The trial court placed the children with the father on an emergency request and ordered supervised visits with the mother. In June 2010, a fact-finding hearing on the case was held. It was determined that the boys were CHINS because they’d been subjected to emotional abuse.
On appeal, the mother argues that the trial court erred in the CHINS determination because it relied on state abuse and neglect statutes and facts not listed in the DCS petition. But the Court of Appeals found the DCS had cited Indiana Code 31-34-1 generally that encompasses both of those statutes and any related claims that might come up during the CHINS proceedings. The appellate panel applied its decision from In re V.C., 867 N.E. 2d 167, 178-79 (Ind. Ct. App. 2007) that held any issues not raised by the pleadings may be tried by the express or implied consent of the parties. The mother had adequate notice in this case because she had implied notice that her acts and omissions could be grounds for the CHINS proceeding under the abuse statute.
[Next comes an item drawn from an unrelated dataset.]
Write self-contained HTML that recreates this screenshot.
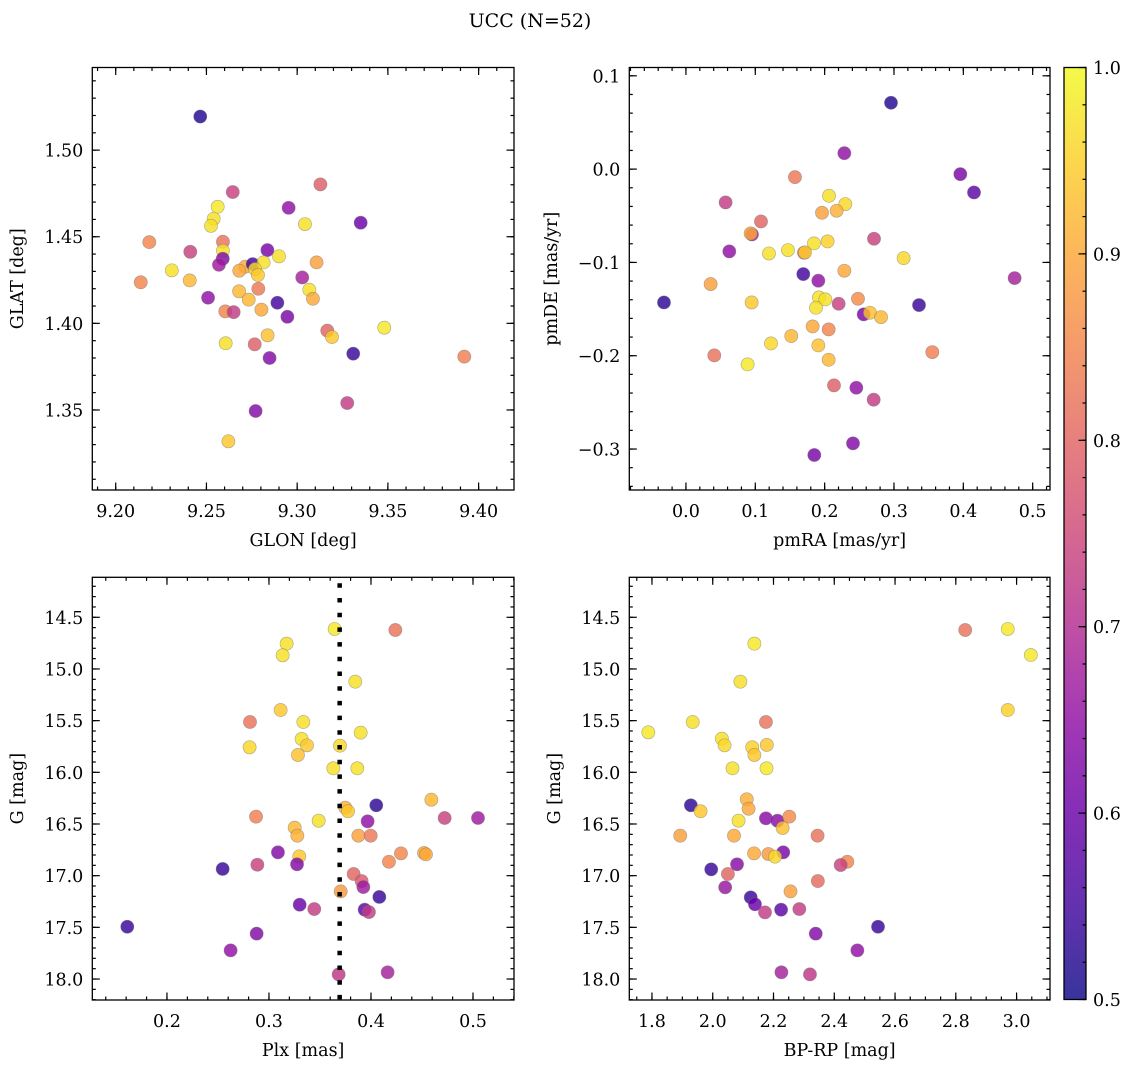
<!DOCTYPE html>
<html><head><meta charset="utf-8"><style>
html,body{margin:0;padding:0;background:#fff;}
svg{display:block;font-family:"DejaVu Serif","Liberation Serif",serif;}
</style></head><body>
<svg id="fig" width="1136" height="1067" viewBox="0 0 1136 1067" xmlns="http://www.w3.org/2000/svg">
<defs>
<linearGradient id="plasma" x1="0" y1="1" x2="0" y2="0">
<stop offset="0" stop-color="#0d0887"/><stop offset="0.1" stop-color="#41049d"/><stop offset="0.2" stop-color="#6a00a8"/><stop offset="0.3" stop-color="#8f0da4"/><stop offset="0.4" stop-color="#b12a90"/><stop offset="0.5" stop-color="#cc4778"/><stop offset="0.6" stop-color="#e16462"/><stop offset="0.7" stop-color="#f2844b"/><stop offset="0.8" stop-color="#fca636"/><stop offset="0.9" stop-color="#fcce25"/><stop offset="1" stop-color="#f0f921"/>
</linearGradient>
</defs>
<text x="530" y="27" font-size="19" text-anchor="middle">UCC (N=52)</text>
</svg>
<script>
// ---------- data (per panel) ----------
const glon = [9.2466,9.3128,9.2645,9.2562,9.2953,9.2540,9.2525,9.3043,9.3350,9.2185,9.2591,9.2411,9.2591,9.2836,9.2900,9.2590,9.2569,9.2309,9.2714,9.2681,9.2755,9.2815,9.2768,9.2784,9.3107,9.3028,9.2138,9.2408,9.2786,9.3067,9.2680,9.3087,9.2509,9.2733,9.2891,9.2604,9.2650,9.2803,9.2946,9.3480,9.3166,9.3192,9.2837,9.2606,9.2766,9.2848,9.3309,9.3921,9.3276,9.2771,9.2621];
const glat = [1.5194,1.4802,1.4758,1.4673,1.4667,1.4604,1.4563,1.4573,1.4581,1.4469,1.4471,1.4413,1.4419,1.4423,1.4387,1.4373,1.4338,1.4306,1.4327,1.4304,1.4342,1.4352,1.4313,1.4279,1.4352,1.4265,1.4237,1.4248,1.4200,1.4194,1.4185,1.4142,1.4148,1.4137,1.4119,1.4069,1.4065,1.4079,1.4038,1.3975,1.3958,1.3921,1.3931,1.3885,1.3879,1.3800,1.3825,1.3808,1.3540,1.3494,1.3319];
const probTL = [0.52,0.79,0.74,0.98,0.65,0.97,0.97,0.97,0.60,0.85,0.82,0.74,0.97,0.62,0.97,0.63,0.67,0.97,0.90,0.90,0.55,0.97,0.96,0.94,0.89,0.68,0.85,0.92,0.83,0.97,0.92,0.90,0.65,0.92,0.55,0.85,0.73,0.90,0.62,0.98,0.80,0.94,0.93,0.97,0.79,0.63,0.54,0.84,0.73,0.63,0.94];

const pmra = [0.2957,0.2284,0.3957,0.4154,0.1572,0.0572,0.2063,0.2298,0.1962,0.2173,0.1082,0.2712,0.0952,0.0933,0.0625,0.1197,0.1471,0.1846,0.2043,0.1702,0.1716,0.3139,0.2284,0.1692,0.1909,0.4740,0.0356,-0.0317,0.0947,0.1918,0.2010,0.1875,0.2202,0.2481,0.3361,0.2563,0.2654,0.2813,0.1827,0.2058,0.1519,0.1226,0.1909,0.3553,0.0409,0.2058,0.0889,0.2135,0.2457,0.2707,0.2409,0.1851];
const pmde = [0.0711,0.0171,-0.0054,-0.0250,-0.0086,-0.0357,-0.0286,-0.0375,-0.0468,-0.0446,-0.0561,-0.0746,-0.0700,-0.0689,-0.0882,-0.0904,-0.0868,-0.0796,-0.0775,-0.0896,-0.0893,-0.0954,-0.1089,-0.1125,-0.1196,-0.1168,-0.1232,-0.1429,-0.1429,-0.1375,-0.1396,-0.1486,-0.1443,-0.1389,-0.1457,-0.1557,-0.1539,-0.1586,-0.1686,-0.1718,-0.1789,-0.1868,-0.1889,-0.1961,-0.1996,-0.2043,-0.2093,-0.2318,-0.2343,-0.2471,-0.2939,-0.3064];
const probTR = [0.52,0.65,0.62,0.58,0.83,0.73,0.97,0.96,0.89,0.91,0.80,0.74,0.67,0.90,0.65,0.97,0.97,0.97,0.95,0.82,0.94,0.96,0.90,0.55,0.65,0.68,0.89,0.53,0.94,0.97,0.97,0.97,0.74,0.86,0.54,0.62,0.93,0.92,0.90,0.85,0.92,0.96,0.93,0.84,0.82,0.92,0.98,0.79,0.65,0.73,0.63,0.62];

const plx = [0.3644,0.4239,0.3173,0.3134,0.3846,0.3114,0.2814,0.3337,0.3899,0.3320,0.3373,0.3696,0.2810,0.3284,0.3631,0.3866,0.4592,0.3748,0.3775,0.4052,0.2873,0.3487,0.3967,0.4722,0.5049,0.3252,0.3278,0.3876,0.3997,0.3088,0.3297,0.3275,0.2886,0.2546,0.4294,0.4176,0.4520,0.4539,0.3830,0.3908,0.3925,0.3703,0.4082,0.3301,0.3444,0.3938,0.3980,0.1611,0.2879,0.2624,0.3683,0.4163];
const gBL = [14.613,14.623,14.755,14.868,15.123,15.397,15.513,15.513,15.616,15.677,15.739,15.742,15.758,15.832,15.961,15.961,16.265,16.342,16.377,16.319,16.429,16.468,16.474,16.442,16.442,16.535,16.613,16.613,16.613,16.774,16.813,16.890,16.894,16.935,16.784,16.865,16.781,16.794,16.984,17.052,17.110,17.152,17.206,17.281,17.323,17.329,17.352,17.494,17.561,17.723,17.955,17.935];
const probBL = [0.98,0.82,0.97,0.97,0.97,0.94,0.82,0.97,0.97,0.97,0.94,0.96,0.96,0.93,0.97,0.97,0.92,0.91,0.94,0.53,0.84,0.97,0.65,0.74,0.67,0.92,0.91,0.89,0.83,0.63,0.94,0.63,0.74,0.54,0.85,0.85,0.90,0.90,0.80,0.78,0.67,0.88,0.54,0.60,0.73,0.58,0.73,0.54,0.63,0.65,0.72,0.68];
const plxLine = [0.3693];

const bprp = [2.831,2.971,3.047,2.137,2.091,2.971,1.934,2.175,1.788,2.030,2.039,2.130,2.178,2.137,2.065,2.177,2.112,2.118,1.928,1.960,2.175,2.213,2.252,2.085,2.230,1.893,2.070,2.345,2.136,2.183,2.232,2.205,2.443,2.421,1.995,2.080,2.050,2.346,2.041,2.256,2.125,2.139,2.172,2.225,2.285,2.544,2.339,2.476,2.226,2.320];
const gBR = [14.623,14.613,14.865,14.755,15.123,15.397,15.513,15.513,15.613,15.674,15.739,15.758,15.735,15.832,15.961,15.961,16.261,16.352,16.319,16.377,16.445,16.468,16.429,16.468,16.539,16.613,16.613,16.613,16.784,16.790,16.774,16.816,16.865,16.897,16.939,16.890,16.984,17.052,17.113,17.152,17.210,17.277,17.355,17.329,17.323,17.494,17.561,17.723,17.935,17.955];
const probBR = [0.82,0.98,0.98,0.98,0.97,0.95,0.97,0.82,0.98,0.97,0.96,0.95,0.94,0.94,0.97,0.98,0.91,0.90,0.53,0.94,0.64,0.64,0.86,0.97,0.93,0.89,0.90,0.82,0.90,0.88,0.62,0.96,0.85,0.74,0.54,0.64,0.80,0.81,0.66,0.89,0.54,0.60,0.73,0.58,0.73,0.54,0.63,0.65,0.68,0.72];

const cbarTicks = [0.5,0.6,0.7,0.8,0.9,1.0];

// ---------- helpers ----------
const NS = 'http://www.w3.org/2000/svg';
const svg = document.getElementById('fig');
function mk(tag, attrs, parent){
  const e = document.createElementNS(NS, tag);
  for (const k in attrs) e.setAttribute(k, attrs[k]);
  parent.appendChild(e);
  return e;
}
const stops = [[13,8,135],[65,4,157],[106,0,168],[143,13,164],[177,42,144],[204,71,120],[225,100,98],[242,132,75],[252,166,54],[252,206,37],[240,249,33]];
function plasma(p){
  let t = (p - 0.5) / 0.5; t = Math.max(0, Math.min(1, t));
  const f = t * 10, i = Math.min(9, Math.floor(f)), r = f - i;
  const a = stops[i], b = stops[i+1];
  return 'rgb(' + [0,1,2].map(k => Math.round(a[k] + (b[k]-a[k]) * r)).join(',') + ')';
}
function tickVals(lo, hi, step){
  const out = [];
  for (let i = Math.ceil(lo/step - 1e-6); i*step <= hi + 1e-9; i++) out.push(+(i*step).toFixed(6));
  return out;
}
function fmt(v, d){ const s = Math.abs(v).toFixed(d); return (v < -1e-9 ? '\u2212' : '') + s; }

function drawPanel(cfg, xs, ys, ps){
  const g = mk('g', {}, svg);
  
  
  const {x0, x1, y0, y1} = cfg.box;
  const sx = v => x0 + (v - cfg.xd[0]) / (cfg.xd[1] - cfg.xd[0]) * (x1 - x0);
  const sy = v => y0 + (v - cfg.yd[0]) / (cfg.yd[1] - cfg.yd[0]) * (y1 - y0);
  const tg = mk('g', {stroke:'#000','stroke-width':1.2}, g);
  
  
  const xlo = Math.min(...cfg.xd), xhi = Math.max(...cfg.xd), ylo = Math.min(...cfg.yd), yhi = Math.max(...cfg.yd);
  tickVals(xlo, xhi, cfg.xminor).forEach(v => { const x = sx(v); mk('line',{x1:x,x2:x,y1:y1,y2:y1-3.5},tg); mk('line',{x1:x,x2:x,y1:y0,y2:y0+3.5},tg); });
  tickVals(ylo, yhi, cfg.yminor).forEach(v => { const y = sy(v); mk('line',{x1:x0,x2:x0+3.5,y1:y,y2:y},tg); mk('line',{x1:x1,x2:x1-3.5,y1:y,y2:y},tg); });
  tickVals(xlo, xhi, cfg.xmajor).forEach(v => {
    const x = sx(v); mk('line',{x1:x,x2:x,y1:y1,y2:y1-7.5},tg); mk('line',{x1:x,x2:x,y1:y0,y2:y0+7.5},tg);
    const t = mk('text',{x:x,y:y1+27,'font-size':17.5,'text-anchor':'middle'},g);
    
    
    t.textContent = fmt(v, cfg.xdec);
  });
  tickVals(ylo, yhi, cfg.ymajor).forEach(v => {
    const y = sy(v); mk('line',{x1:x0,x2:x0+7.5,y1:y,y2:y},tg); mk('line',{x1:x1,x2:x1-7.5,y1:y,y2:y},tg);
    const t = mk('text',{x:x0-9,y:y+6.5,'font-size':17.5,'text-anchor':'end'},g);
    
    
    t.textContent = fmt(v, cfg.ydec);
  });
  const pg = mk('g', {}, g);
  
  
  const clipId = cfg.name + '-clip';
  const cp = mk('clipPath', {id: clipId}, g);
  mk('rect', {x:x0, y:y0, width:x1-x0, height:y1-y0}, cp);
  pg.setAttribute('clip-path', 'url(#' + clipId + ')');
  xs.forEach((xv, i) => {
    if (ys[i] === undefined) return;
    const c = mk('circle', {cx:sx(xv), cy:sy(ys[i]), r:6.6, fill:plasma(ps[i]), 'fill-opacity':0.82, stroke:'#777', 'stroke-opacity':0.6, 'stroke-width':0.6}, pg);
    
    
  });
  if (cfg.vline) {
    const l = mk('line', {x1:sx(cfg.vline[0]), x2:sx(cfg.vline[0]), y1:y0, y2:y1, stroke:'#000', 'stroke-width':4.5, 'stroke-dasharray':'4.5 10.2', 'stroke-dashoffset':'-6'}, g);
    
    
  }
  const fr = mk('rect', {x:x0, y:y0, width:x1-x0, height:y1-y0, fill:'none', stroke:'#000', 'stroke-width':1.3}, g);
  
  
  const xl = mk('text', {x:(x0+x1)/2, y:y1+56, 'font-size':17.5, 'text-anchor':'middle'}, g);
  
  
  xl.textContent = cfg.xlabel;
  const yx = cfg.ylabelX, yc = (y0+y1)/2;
  const yl = mk('text', {x:yx, y:yc, 'font-size':17.5, 'text-anchor':'middle', transform:'rotate(-90 ' + yx + ' ' + yc + ')'}, g);
  
  
  yl.textContent = cfg.ylabel;
}

drawPanel({name:'glon-glat-panel', box:{x0:92.3,x1:514,y0:67.5,y1:490}, xd:[9.1871,9.4195], yd:[1.5477,1.3038], xmajor:0.05, xminor:0.01, ymajor:0.05, yminor:0.01, xdec:2, ydec:2, xlabel:'GLON [deg]', ylabel:'GLAT [deg]', ylabelX:23}, glon, glat, probTL);
drawPanel({name:'pm-panel', box:{x0:629.3,x1:1050,y0:67.5,y1:490}, xd:[-0.0817,0.525], yd:[0.1089,-0.3439], xmajor:0.1, xminor:0.02, ymajor:0.1, yminor:0.02, xdec:1, ydec:1, xlabel:'pmRA [mas/yr]', ylabel:'pmDE [mas/yr]', ylabelX:557}, pmra, pmde, probTR);
drawPanel({name:'plx-g-panel', box:{x0:92.3,x1:514,y0:577.3,y1:1000}, xd:[0.1268,0.5402], yd:[14.113,18.203], xmajor:0.1, xminor:0.02, ymajor:0.5, yminor:0.1, xdec:1, ydec:1, xlabel:'Plx [mas]', ylabel:'G [mag]', ylabelX:23, vline:plxLine}, plx, gBL, probBL);
drawPanel({name:'cmd-panel', box:{x0:629.3,x1:1050,y0:577.3,y1:1000}, xd:[1.7254,3.110], yd:[14.113,18.203], xmajor:0.2, xminor:0.05, ymajor:0.5, yminor:0.1, xdec:1, ydec:1, xlabel:'BP-RP [mag]', ylabel:'G [mag]', ylabelX:560}, bprp, gBR, probBR);

// colorbar
const cb = mk('g', {}, svg);


const cbx = 1064, cby0 = 67.5, cby1 = 999.5, cbw = 22;
mk('rect', {x:cbx, y:cby0, width:cbw, height:cby1-cby0, fill:'url(#plasma)', 'fill-opacity':0.82}, cb);
mk('rect', {x:cbx, y:cby0, width:cbw, height:cby1-cby0, fill:'none', stroke:'#000', 'stroke-width':1.3}, cb);
const cs = v => cby1 - (v - 0.5) / 0.5 * (cby1 - cby0);
tickVals(0.5, 1.0, 0.02).forEach(v => { mk('line', {x1:cbx+cbw, x2:cbx+cbw-3.5, y1:cs(v), y2:cs(v), stroke:'#000', 'stroke-width':1.2}, cb); });
cbarTicks.forEach(v => {
  mk('line', {x1:cbx+cbw, x2:cbx+cbw-7.5, y1:cs(v), y2:cs(v), stroke:'#000', 'stroke-width':1.2}, cb);
  const t = mk('text', {x:cbx+cbw+7, y:cs(v)+6.5, 'font-size':17.5}, cb);
  
  
  t.textContent = v.toFixed(1);
});
</script>
</body></html>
Since the trial court held a fact-finding hearing, it had adequate authority to cite those issues or facts that came out of the hearing and might not have been specifically listed in the DCS petition, the appeals judges found.
“However, we do not see anywhere in Mother’s Brief where she has provided legal precedent for the argument that a trial court may only make conclusions of law based on the facts listed in a CHINS petition,” Judge Patricia Riley wrote. “In other words, the purpose of the CHINS petition is not to provide the exclusive factual foundation for the trial court’s subsequent conclusions of law.”